In realtà è stata eliminata definitivamente la figura del “ piccolo imprenditore” così come nota e disciplinata e sono stati introdotti alcuni requisiti e limiti al di sotto dei quali rimane operativa la citata area di non fallibilità.
In particolare, superando così anche i contrasti sorti relativamente alla individuazione dei criteri di qualificazione del piccolo imprenditore, la non fallibilità viene ancorata alla esistenza, congiunta, dei seguenti parametri:
- un attivo patrimoniale non superiore a trecentomila euro.

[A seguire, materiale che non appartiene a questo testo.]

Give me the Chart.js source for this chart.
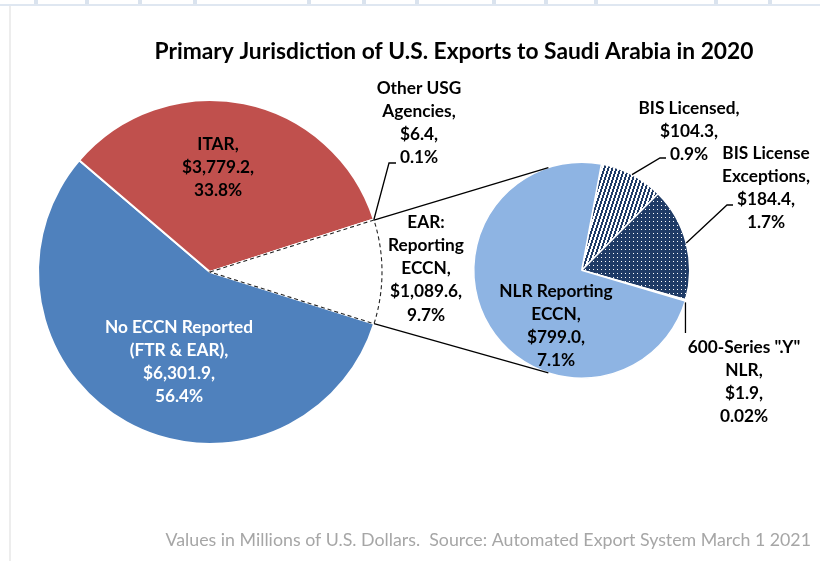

Viene così sostituito al criterio vago e generico dell’investimento iniziale quello più concreto( che consente un riferimento all’art. 2424 c.c.) e rilevabile dell’attivo patrimoniale. Tale attivo deve rapportarsi ai tre esercizi precedenti la data di deposito della richiesta di fallimento;
- i ricavi lordi non superiori ad euro duecentomila, con conseguente eliminazione del criterio della media dei ricavi nel triennio precedente;
-una situazione debitoria, riferita anche ai debiti non ancora scaduti, non superiore ad euro cinquecentomila.
L’onere di dimostrare la congiunta sussistenza dei tre requisiti di non fallibilità grava sul debitore.
Ma tornando alle norme attualmente vigenti e con particolare riferimento agli aspetti che in questo intervento ci preme approfondire, le modifiche alla LF influenzano senz’altro, in virtù del principio della successione temporale delle leggi penali ( art. 2 CP), i procedimenti in corso per imputazioni di bancarotta .
Orbene, è circostanza nota che le condotte costituenti fatti di bancarotta concretizzano la fattispecie penale p. e p. dagli artt. 216, 217, 223 LF solo nel caso in cui sia intervenuta la dichiarazione di fallimento dell’imprenditore. In buona sostanza la dichiarazione di fallimento costituisce un elemento costitutivo del reato ( in passato una parte della dottrina aveva parlato di condizione di procedibilità ).
A questo si aggiunga che i reati di bancarotta rientrano indubbiamente nella categoria dei reati propri, stante la particolare qualità che deve essere rivestita dall’autore dei medesimi.
Ne consegue che la norma incriminatrice riferita a tali delitti deve essere considerata ( così come statuito dalle SSUU della Suprema Corte- sent. n. 1740/1987-) nel suo intero complesso di elementi, inclusi, tra questi, tutti gli aspetti rilevanti in riferimento al fatto-reato, quale, per i reati propri, la qualità del soggetto attivo.
Le disposizioni introdotte dal d.lgsvo 5/06, pertanto, portano a valutare i procedimenti pendenti alla luce del principio fissato dall’art. 2 del C.P., dovendosi far riferimento, ai fini della decisione, alla norma più favorevole al reo , essendo la legge in vigore diversa da quella vigente al momento della commissione del reato.
In buona sostanza, se il soggetto imputato di bancarotta, alla luce delle disposizioni attualmente vigenti, non riveste più la qualità soggettiva di imprenditore fallibile, verrebbe a mancare uno degli elementi costitutivi del reato, proprio per quella considerazione della norma incriminatrice che deve effettuarsi in seguito alla novatio legis intervenuta, con conseguente assoluzione dell’imputato.
La novella, dunque, si risolve in una modifica strutturale del reato riguardando la qualità del soggetto e “non attribuendo più disvalore sociale, penalmente rilevante, alla condotta in questione”, come osservato in una serie di recenti decisioni di merito (in primis Trib. Pordenone 10.10.07 a seguire Tribunale Lecce 7.11.07-Trib. Lecce 12.11.07-Trib. Lecce16.11.07 –ord.).
Il Giudice del dibattimento, pertanto, potrà accertare, di volta in volta, anche a mezzo di perizia dibattimentale a tal fine disposta, ove risultino insufficienti gli elementi raccolti in dibattimento, la sussistenza dei requisiti di non assoggettabilità al fallimento al fine di valutare la sussistenza del reato.
Analogo accertamento potrà effettuare, nell’udienza preliminare, il GUP ai sensi art. 422 c.p.p.